Pencanangan hutan desa ini bertujuan untuk sosialisasi kebijakan dan program desa kepada masyarakat dan institusi, untuk memotivasi pelaksana program hutan desa di daerah. Di situ juga ditetapkan Areal Kerja Hutan Desa oleh Menteri Kehutanan pada Gubernur serta pemberian Hak Pengolahan Hutan Desa dari Gubernur kepada Lembaga Desa.

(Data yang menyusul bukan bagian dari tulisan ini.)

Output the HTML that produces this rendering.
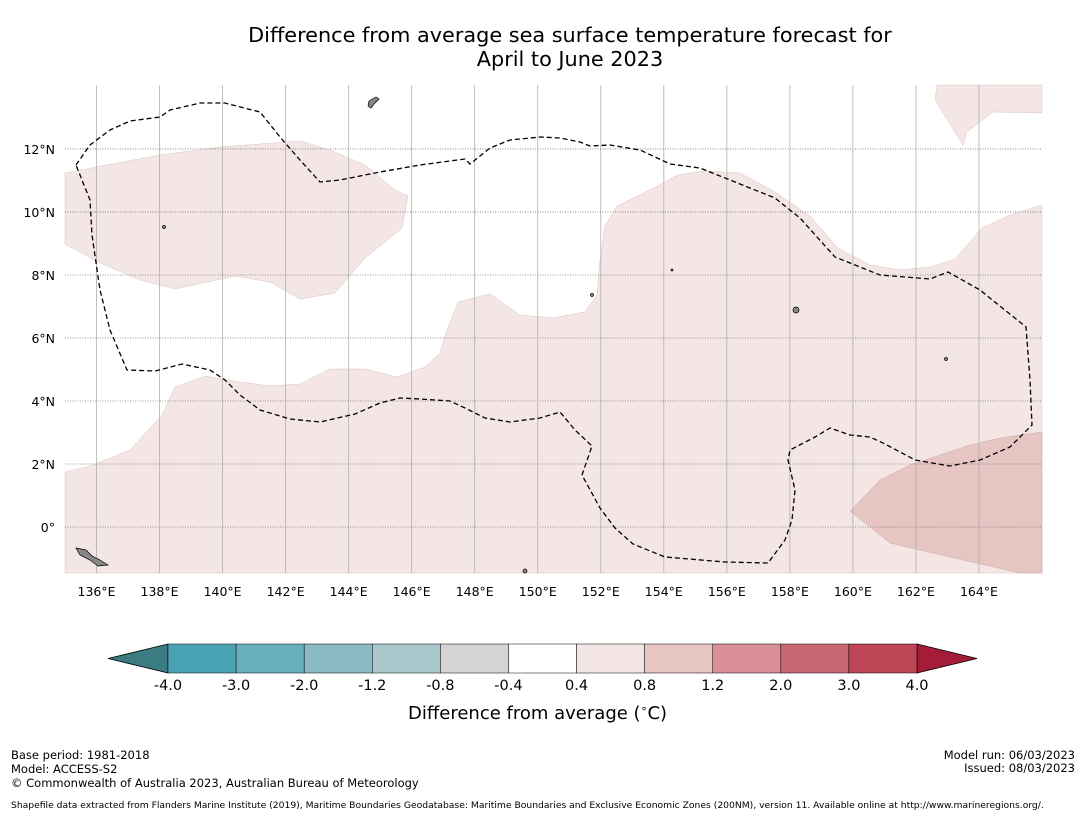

Perluasan areal kehutanan masyarakat terus diupayakan Departemen Kehutanan, dalam bentuk hutan kemasyarakatan, hutan desa, hutan tanaman rakyat, dan pola kemitraan hutan adat. Hingga 2015, target perluasan HKm seluas 2,1 juta ha, HTR seluas 5,4 juta ha, kemitraan di hutan alam 50% dari ijin (Deklarasi PRHM 2009). Sedangkan untuk hutan desa, Ditjen RLPS Departemen Kehutanan menargetkan perluasan 2 juta hektar sampai 2015.

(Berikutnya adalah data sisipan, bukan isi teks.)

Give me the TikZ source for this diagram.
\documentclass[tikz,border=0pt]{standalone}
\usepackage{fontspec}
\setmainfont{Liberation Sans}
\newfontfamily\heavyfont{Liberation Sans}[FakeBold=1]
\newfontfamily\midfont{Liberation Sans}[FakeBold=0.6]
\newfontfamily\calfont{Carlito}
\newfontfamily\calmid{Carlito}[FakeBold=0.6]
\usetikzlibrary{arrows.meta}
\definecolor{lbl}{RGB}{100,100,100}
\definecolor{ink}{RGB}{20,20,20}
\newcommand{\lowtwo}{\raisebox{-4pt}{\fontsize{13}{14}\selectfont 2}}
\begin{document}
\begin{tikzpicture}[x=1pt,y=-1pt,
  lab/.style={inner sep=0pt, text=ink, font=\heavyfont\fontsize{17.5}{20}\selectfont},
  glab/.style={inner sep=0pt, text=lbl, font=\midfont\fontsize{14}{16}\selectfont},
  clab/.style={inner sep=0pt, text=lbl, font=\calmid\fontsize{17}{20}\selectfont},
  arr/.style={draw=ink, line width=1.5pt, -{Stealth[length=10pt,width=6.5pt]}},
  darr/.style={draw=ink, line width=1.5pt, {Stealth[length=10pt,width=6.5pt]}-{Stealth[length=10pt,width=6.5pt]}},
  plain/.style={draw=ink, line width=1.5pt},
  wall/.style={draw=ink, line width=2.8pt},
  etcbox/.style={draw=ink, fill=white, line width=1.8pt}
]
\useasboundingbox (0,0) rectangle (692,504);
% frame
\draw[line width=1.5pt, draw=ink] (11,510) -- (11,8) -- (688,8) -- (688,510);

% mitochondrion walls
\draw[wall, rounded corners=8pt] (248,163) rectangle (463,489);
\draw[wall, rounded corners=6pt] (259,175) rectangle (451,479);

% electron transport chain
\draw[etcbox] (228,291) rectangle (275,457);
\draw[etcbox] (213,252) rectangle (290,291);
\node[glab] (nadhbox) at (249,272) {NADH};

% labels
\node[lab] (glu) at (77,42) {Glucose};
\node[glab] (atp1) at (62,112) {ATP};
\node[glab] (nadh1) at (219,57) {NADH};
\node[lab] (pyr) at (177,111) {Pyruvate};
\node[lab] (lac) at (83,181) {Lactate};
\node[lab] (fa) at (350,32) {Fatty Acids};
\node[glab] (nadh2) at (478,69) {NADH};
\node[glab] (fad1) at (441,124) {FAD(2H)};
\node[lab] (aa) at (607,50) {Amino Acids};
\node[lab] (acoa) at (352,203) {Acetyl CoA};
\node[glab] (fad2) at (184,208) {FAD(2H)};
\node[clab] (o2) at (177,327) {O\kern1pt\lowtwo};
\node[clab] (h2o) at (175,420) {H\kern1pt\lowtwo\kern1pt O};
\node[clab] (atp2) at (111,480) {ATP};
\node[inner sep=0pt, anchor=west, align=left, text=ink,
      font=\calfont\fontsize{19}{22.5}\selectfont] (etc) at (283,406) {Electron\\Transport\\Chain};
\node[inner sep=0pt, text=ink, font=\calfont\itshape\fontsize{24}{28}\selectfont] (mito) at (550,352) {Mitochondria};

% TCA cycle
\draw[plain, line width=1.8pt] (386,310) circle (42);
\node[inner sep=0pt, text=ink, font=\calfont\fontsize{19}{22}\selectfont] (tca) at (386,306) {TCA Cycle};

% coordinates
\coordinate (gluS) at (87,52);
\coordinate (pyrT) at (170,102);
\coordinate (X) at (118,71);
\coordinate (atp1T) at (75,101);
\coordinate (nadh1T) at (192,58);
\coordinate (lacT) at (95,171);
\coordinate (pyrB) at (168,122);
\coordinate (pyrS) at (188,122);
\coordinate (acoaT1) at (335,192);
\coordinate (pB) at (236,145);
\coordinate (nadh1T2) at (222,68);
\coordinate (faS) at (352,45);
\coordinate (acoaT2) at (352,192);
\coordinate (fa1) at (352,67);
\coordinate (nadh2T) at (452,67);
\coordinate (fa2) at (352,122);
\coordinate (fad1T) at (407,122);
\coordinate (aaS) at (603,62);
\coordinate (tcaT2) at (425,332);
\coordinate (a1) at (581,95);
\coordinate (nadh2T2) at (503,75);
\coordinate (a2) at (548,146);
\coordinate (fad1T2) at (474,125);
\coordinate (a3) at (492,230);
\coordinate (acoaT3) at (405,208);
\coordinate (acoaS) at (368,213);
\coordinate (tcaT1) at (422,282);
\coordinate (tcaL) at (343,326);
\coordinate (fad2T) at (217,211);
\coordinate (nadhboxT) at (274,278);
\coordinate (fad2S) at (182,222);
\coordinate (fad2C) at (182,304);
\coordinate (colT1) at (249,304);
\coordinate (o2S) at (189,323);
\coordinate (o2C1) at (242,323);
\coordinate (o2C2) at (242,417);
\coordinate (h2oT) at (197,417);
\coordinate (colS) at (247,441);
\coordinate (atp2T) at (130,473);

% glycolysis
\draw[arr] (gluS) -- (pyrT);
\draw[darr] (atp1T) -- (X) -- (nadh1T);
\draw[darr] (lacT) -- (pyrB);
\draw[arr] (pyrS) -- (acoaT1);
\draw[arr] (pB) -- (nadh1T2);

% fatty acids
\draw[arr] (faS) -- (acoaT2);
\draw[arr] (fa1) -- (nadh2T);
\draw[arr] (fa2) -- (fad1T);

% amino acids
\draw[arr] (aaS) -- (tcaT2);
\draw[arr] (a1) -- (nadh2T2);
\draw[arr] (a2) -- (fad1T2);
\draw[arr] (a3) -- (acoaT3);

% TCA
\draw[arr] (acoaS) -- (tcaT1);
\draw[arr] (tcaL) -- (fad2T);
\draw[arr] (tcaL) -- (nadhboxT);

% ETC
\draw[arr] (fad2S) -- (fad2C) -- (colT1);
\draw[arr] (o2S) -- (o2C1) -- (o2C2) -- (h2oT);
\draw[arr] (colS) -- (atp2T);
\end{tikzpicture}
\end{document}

Hutan Desa di Bantaeng, Sulawesi Selatan
Di Sulawesi Selatan, hutan desa dicanangkan di Desa Labbo, Kecamatan Tompobulu, Kabupaten Bantaeng, disahkan melalui Surat Keputusan Menteri Kehutanan Nomor : SK. 55/Menhut-II/2010. Luas hutan di desa ini sebesar 342 ha, berupa hutan lindung. Hutan desa di Labbo ini merupakan tindak lanjut dari Hutan Desa pertama di Dusun Lubuk Beringin Kabupaten Bungo, Jambi.
Salah satu aspek yang dikembangkan dalam hutan desa ini adalah aspek ekonomi dalam pengembangan pasar, melihat pasar di desa ini kurang berkembang. Hal ini mungkin disebabkan karena kurangnya informasi pasar, untuk itu perlu adanya pengamatan lingkungan untuk melihat peluang baru bagi masyarakat di Desa Labbo. Peluang pemasaran adalah suatu kebutuhan masyarakat untuk meningkatkan pendapatan.

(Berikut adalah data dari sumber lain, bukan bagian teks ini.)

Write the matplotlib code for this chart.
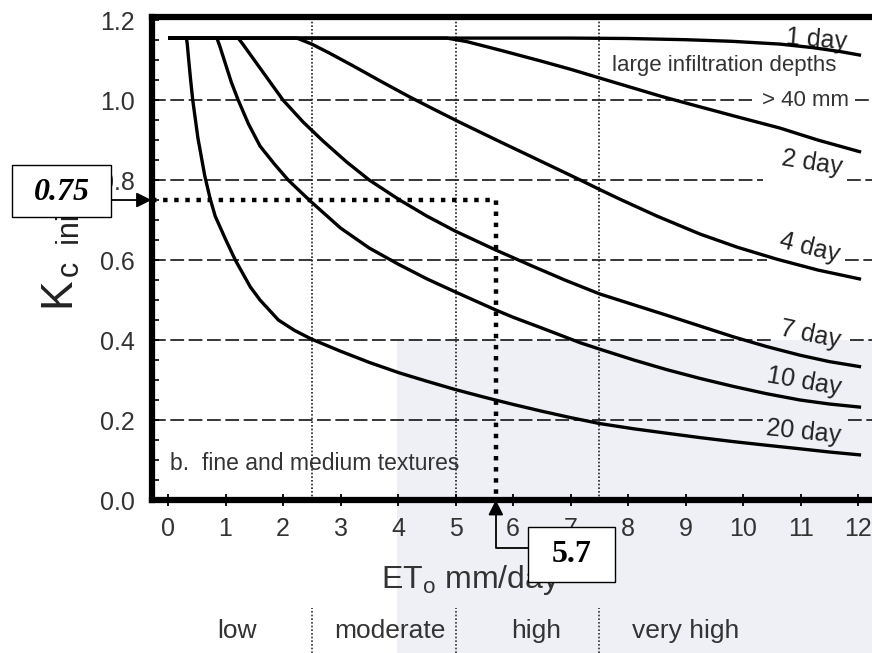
import numpy as np
import matplotlib
matplotlib.use('Agg')
from matplotlib import pyplot as plt
from matplotlib import transforms
from matplotlib.patches import Rectangle
from matplotlib.ticker import MultipleLocator

plt.rcParams['font.family'] = ['Liberation Sans', 'DejaVu Sans']
plt.rcParams['mathtext.fontset'] = 'custom'
plt.rcParams['mathtext.rm'] = 'Liberation Sans'

# Kc ini vs ETo, fine and medium textures, per wetting interval
x_1day = [0, 7.0, 8.0, 9.0, 9.8, 10.64, 11.22, 11.7, 12.05]
y_1day = [1.155, 1.155, 1.154, 1.151, 1.147, 1.14, 1.131, 1.121, 1.112]
x_2day = [0, 4.85, 5.2, 5.77, 6.5, 7.0, 7.51, 8.0, 8.56, 9.2, 9.9, 10.64, 11.3, 12.05]
y_2day = [1.155, 1.155, 1.146, 1.125, 1.097, 1.077, 1.055, 1.034, 1.01, 0.985, 0.958, 0.93, 0.9, 0.87]
x_4day = [0, 2.24, 2.5, 2.8, 3.2, 3.7, 4.2, 4.65, 5.08, 5.77, 6.5, 7.17, 7.51, 7.86, 8.5, 9.25, 9.9, 10.59, 11.3, 12.05]
y_4day = [1.155, 1.155, 1.14, 1.118, 1.087, 1.047, 1.008, 0.975, 0.944, 0.896, 0.846, 0.8, 0.776, 0.752, 0.71, 0.665, 0.632, 0.602, 0.575, 0.552]
x_7day = [0, 1.22, 1.3, 1.5, 1.75, 2.0, 2.35, 2.7, 3.1, 3.5, 4.03, 4.5, 5.0, 5.7, 6.3, 6.9, 7.51, 8.1, 8.67, 9.25, 9.83, 10.4, 10.99, 11.5, 12.05]
y_7day = [1.155, 1.155, 1.14, 1.1, 1.05, 1.0, 0.945, 0.897, 0.846, 0.8, 0.75, 0.71, 0.672, 0.625, 0.587, 0.55, 0.515, 0.488, 0.462, 0.435, 0.408, 0.384, 0.362, 0.346, 0.333]
x_10day = [0, 0.85, 0.9, 1.0, 1.1, 1.22, 1.4, 1.6, 1.85, 2.09, 2.47, 3.0, 3.5, 4.0, 4.5, 5.0, 5.7, 6.0, 6.5, 7.17, 7.51, 8.1, 8.67, 9.25, 9.83, 10.4, 10.99, 11.5, 12.05]
y_10day = [1.155, 1.155, 1.135, 1.09, 1.045, 1.0, 0.94, 0.885, 0.84, 0.8, 0.748, 0.68, 0.63, 0.59, 0.553, 0.52, 0.475, 0.457, 0.43, 0.393, 0.377, 0.35, 0.326, 0.304, 0.284, 0.266, 0.25, 0.24, 0.232]
x_20day = [0, 0.32, 0.335, 0.36, 0.39, 0.43, 0.52, 0.64, 0.73, 0.82, 1.0, 1.17, 1.43, 1.6, 1.92, 2.2, 2.5, 3.0, 3.5, 4.03, 4.5, 5.0, 5.5, 6.0, 6.5, 7.0, 7.51, 8.1, 8.67, 9.25, 9.83, 10.4, 10.99, 11.5, 12.05]
y_20day = [1.155, 1.155, 1.14, 1.10, 1.055, 1.0, 0.905, 0.81, 0.755, 0.71, 0.652, 0.6, 0.533, 0.5, 0.45, 0.424, 0.402, 0.372, 0.344, 0.3175, 0.297, 0.276, 0.257, 0.239, 0.222, 0.206, 0.191, 0.178, 0.167, 0.156, 0.146, 0.137, 0.128, 0.12, 0.1125]

day_labels = ['1 day', '2 day', '4 day', '7 day', '10 day', '20 day']
x_ticks = list(range(13))
y_ticks = [0.0, 0.2, 0.4, 0.6, 0.8, 1.0, 1.2]
grid_levels = [0.2, 0.4, 0.6, 0.8, 1.0]
class_bounds = [0, 2.5, 5.0, 7.5, 10.5]
class_names = ['low', 'moderate', 'high', 'very high']

ET_READ = 5.7
KC_READ = 0.75

W, H = 872, 653
def fx(px):
    return px / W
def fy(py):
    return 1 - py / H

fig = plt.figure(figsize=(W / 100, H / 100), dpi=100)
fig.add_artist(Rectangle((fx(397), 0), 1 - fx(397), fy(340), transform=fig.transFigure,
                         facecolor='#eef0f6', edgecolor='none', zorder=-1))

ax = fig.add_axes([fx(151.5), fy(500), 1 - fx(151.5), (500 - 16.5) / H])
ax.set_facecolor('none')
ax.set_xlim(-0.287, 12.24)
ax.set_ylim(0, 1.209)
x0, x1 = ax.get_xlim()

for s in ['left', 'top', 'bottom']:
    ax.spines[s].set_linewidth(4.5)
ax.spines['right'].set_visible(False)

ax.set_xticks(x_ticks)
ax.set_yticks(y_ticks)
ax.set_yticklabels(['%.1f' % v for v in y_ticks])
ax.yaxis.set_minor_locator(MultipleLocator(0.05))
ax.tick_params(axis='x', direction='inout', length=9, width=1.3, labelsize=18,
               pad=8, labelcolor='#333333')
ax.tick_params(axis='y', which='both', direction='in', length=5, width=1.2,
               labelsize=18, pad=12, labelcolor='#333333')

# dashed levels, broken where the labels sit
gaps = {1.0: (10.15, 11.95), 0.8: (10.35, 11.8), 0.6: (10.41, 11.77),
        0.4: (10.53, 11.86), 0.2: (10.35, 11.83)}
for yv in grid_levels:
    g0, g1 = gaps[yv]
    ax.plot([x0, g0], [yv, yv], color='k', lw=1.1, ls=(0, (9, 3)), zorder=1)
    ax.plot([g1, x1], [yv, yv], color='k', lw=1.1, ls=(0, (9, 3)), zorder=1)
for xv in class_bounds[1:4]:
    ax.axvline(xv, color='#222222', lw=1.2, ls=(0, (1, 1.2)), zorder=1)

curves = [(x_1day, y_1day), (x_2day, y_2day), (x_4day, y_4day),
          (x_7day, y_7day), (x_10day, y_10day), (x_20day, y_20day)]
for xs, ys in curves:
    ax.plot(xs, ys, color='k', lw=2.4, zorder=3, solid_joinstyle='round',
            solid_capstyle='butt', clip_on=False)

# day labels: x, y, rotation
lab_pos = [(11.28, 1.15, -5), (11.19, 0.842, -9), (11.15, 0.632, -14),
           (11.17, 0.4125, -12), (11.05, 0.296, -10), (11.05, 0.171, -6)]
for lab, (lx, ly, rot) in zip(day_labels, lab_pos):
    ax.text(lx, ly, lab, fontsize=18, rotation=rot, ha='center', va='center',
            color='#222222', zorder=2.5, rotation_mode='anchor')

ax.text(7.72, 1.0875, 'large infiltration depths', fontsize=16, ha='left',
        va='center', color='#333333', zorder=2.5)
ax.text(11.08, 1.0, '> 40 mm', fontsize=16, ha='center', va='center',
        color='#333333', zorder=2.5)
ax.text(0.03, 0.0925, 'b.  fine and medium textures', fontsize=16.5,
        ha='left', va='center', color='#333333', zorder=2.5)

# reading line
ax.plot([x0, ET_READ, ET_READ], [KC_READ, KC_READ, 0], color='k',
        lw=3.2, ls=(0, (1, 1.5)), dash_capstyle='butt', zorder=4)

# axis labels
fig.text(fx(58), fy(292), 'K', rotation=90, fontsize=32, ha='center',
         va='center', color='#222222')
fig.text(fx(86), fy(277), 'c  ini', rotation=90, fontsize=22, ha='right',
         va='bottom', color='#222222')
fig.text(fx(471), fy(588), r'ET$_{\rm o}$ mm/day', fontsize=23, ha='center',
         va='baseline', color='#333333')

# ETo classes
tr = transforms.blended_transform_factory(ax.transData, fig.transFigure)
class_centers = [1.2, 3.86, 6.4, 9.0]
for xb in class_bounds[1:4]:
    ax.plot([xb, xb], [0, fy(608)], transform=tr, clip_on=False,
            color='#333333', lw=1.2, ls=(0, (1, 1.2)))
for xc, name in zip(class_centers, class_names):
    ax.text(xc, fy(638), name, transform=tr, fontsize=19, ha='center',
            va='baseline', color='#333333', clip_on=False)

# value boxes and arrows
fig.add_artist(Rectangle((fx(12), fy(217)), 99 / W, 52 / H, transform=fig.transFigure,
                         facecolor='white', edgecolor='k', lw=1.0, zorder=5))
fig.text(fx(61.5), fy(192), '%.2f' % KC_READ, fontsize=23, family='Liberation Serif',
         weight='bold', style='italic', ha='center', va='center', zorder=6)
ax.annotate('', xy=(0, KC_READ), xycoords=('axes fraction', 'data'),
            xytext=(111, H - 200), textcoords='figure pixels',
            arrowprops=dict(arrowstyle='-|>,head_length=0.5,head_width=0.25',
                            mutation_scale=18, color='k', lw=1.3,
                            shrinkA=0, shrinkB=0), annotation_clip=False)

fig.add_artist(Rectangle((fx(528), fy(582)), 87 / W, 55 / H, transform=fig.transFigure,
                         facecolor='white', edgecolor='k', lw=1.0, zorder=5))
fig.text(fx(571.5), fy(555), '%.1f' % ET_READ, fontsize=23, family='Liberation Serif',
         weight='bold', ha='center', va='center', zorder=6)
ax.annotate('', xy=(ET_READ, 0), xycoords='data',
            xytext=(528, H - 548), textcoords='figure pixels',
            arrowprops=dict(arrowstyle='-|>,head_length=0.5,head_width=0.25',
                            mutation_scale=18, color='k', lw=1.3,
                            shrinkA=0, shrinkB=0,
                            connectionstyle='angle,angleA=0,angleB=90,rad=0'),
            annotation_clip=False)

plt.savefig('out.png', dpi=100)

Penelitian tentang hutan desa di desa Labbo dilakukan oleh Muhammad Alif K. Sahide dan Micha Ekaputra P. Hasil penelitiannya berupa aspek ekonomi dalam pengembangan pasar produk hutan desa, berupa kopi arabika, kopi robusta, markisa kuning, markisa edulis dan madu. Juga mencari hubungan antara petani, badan Usaha Milik Desa Ganting (BUMDes) dan Dinas Perindustrian Perdagangan Kab. Bantaeng dalam bekerjasama sebagai sarana promosi untuk setiap produk.